Lula reitera que Chávez agiu democraticamente no caso RCTV

O presidente Luiz Inácio Lula da Silva voltou a afirmar nesta quinta-feira (7), em Berlim, que seu colega venezuelano Hugo Chávez agiu rigorosamente dentro da lei de seu país ao não renovar a concessão da emissora RCTV.

A declaração de Lula foi publicada na edição desta sexta-feira da Folha de S.Paulo, a quem o presidente concedeu uma entrevista exclusiva. Além de defender a atitude tomada por Chávez, Lula disse que quem tem que gostar ou não do que se passa na Venezuela é sua população.



Apesar da defesa feita ao presidente venezuelano, Lula mostrou na entrevista certa preocupação com a troca de farpas entre o Senado brasileiro e Chávez, por conta do mesmo assunto. Lula lembrou que a entrada da Venezuela no Mercosul passará, obrigatoriamente, pelo crivo dos senadores, condição que no futuro poderá criar algum tipo de problema. “Isso vai exigir muito mais esforço nosso para convencer que um mal-entendido ou uma agressão verbal não pode colocar em risco um projeto para a região”, comentou.



Leia abaixo trechos da entrevista:



O sr. disse a Chávez que o Senado brasileiro o defendeu quando houve o golpe contra ele?
Não conversei com o Chávez depois. Certamente devemos nos encontrar no Paraguai, no dia 27 ou 28. Nesses quatro anos de mandato, já vi muitas brigas entre países latino-americanos. E eu tenho comentado com eles que precisamos tomar cuidado com o discurso porque às vezes a radicalização verbal atrapalha muita coisa. Você dá uma declaração num lugar e, dependendo do interesse local, a imprensa dá uma manchete e cria-se uma animosidade nacional numa coisa que não precisaria. A nota que o Senado brasileiro fez em relação à televisão do Chávez é uma nota branda. É um apelo, não tem nenhuma agressão. Agora como é que chegou a ele, eu não sei.



Pouco antes da primeira posse, o sr. enviou Marco Aurélio Garcia à Venezuela, para ajudar a diluir uma crise que poderia até desembocar em outro golpe, com apoio claro da mídia local. Portanto, para ajudar, a soberania [alegada para não criticar a cassação da RCTV] não é tão “imexível”. Mas, na hora de criticar, o sr. parece ter medo de criticar Chávez, talvez por temer um destempero dele.
Isso está resolvido na nota. Eu já viajei do Brasil para a Colômbia para evitar um conflito entre o Chávez e o [Álvaro] Uribe [presidente da Colômbia] por conta dessas coisas verbais. Já vi o Chávez e o Lagos ficarem atritados por causa de coisa verbal. Não acho que o Brasil tenha que se portar assim. Eu quero sentar direitinho, conversar, encontrar as palavras certas para falar as coisas.
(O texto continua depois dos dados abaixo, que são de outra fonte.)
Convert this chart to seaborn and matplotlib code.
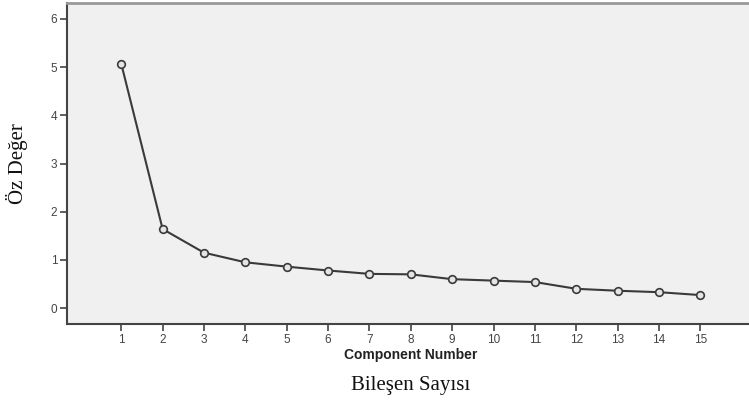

Inclusive a questão da TV o sr. falaria para ele?
Eu falo o que faria no Brasil. Eu acho que não dá para ideologizar essa questão da televisão. O mesmo Estado que dá uma concessão é o Estado que pode não dar a concessão. O Chávez teria praticado uma violência se tivesse, após o fracasso do golpe, feito a intervenção na televisão. Não fez. Esperou vencer a concessão. No Brasil vencem concessões sempre e que passam pelo Senado para que haja renovação. Nos Estados Unidos, há concessões. Algumas são renovadas. Vai da visão que cada presidente tem da situação.



Quando o sr. diz que no Brasil a relação é democrática e consolidada, a inferência possível é que, na Venezuela, apesar de tecnicamente estar tudo nos conformes, não é democrático…
O fato de ele não renovar a concessão é tão democrático quanto dar [a concessão]. Não sei por que a diferença entre dois atos democráticos. A diferença com o Brasil é que conseguimos colocar na Constituição que isso passa pelo Congresso. Não é uma decisão unilateral do presidente. Lá é. Faz parte da democracia deles. Agora o que acho engraçado é que você pega um cara como o [Gustavo] Cisneros [dono de um dos mais importantes grupos de mídia da Venezuela e da América Latina], que era tido como o maior inimigo do Chávez, está de acordo.



Mas aí é que está o problema: venceram ambas as concessões, mas a do Cisneros foi renovada, o que torna claro que foi uma resposta política, embora os argumentos formais possam ser corretos.
Não sei qual foi o critério que ele adotou para dar as concessões. O dado concreto é que ele utilizou a legislação que vigora no país e tomou essa decisão. Por que eu, presidente do Brasil, vou ficar dizendo se ele fez certo ou errado. Quem tem que julgar isso é o povo da Venezuela, não sou eu.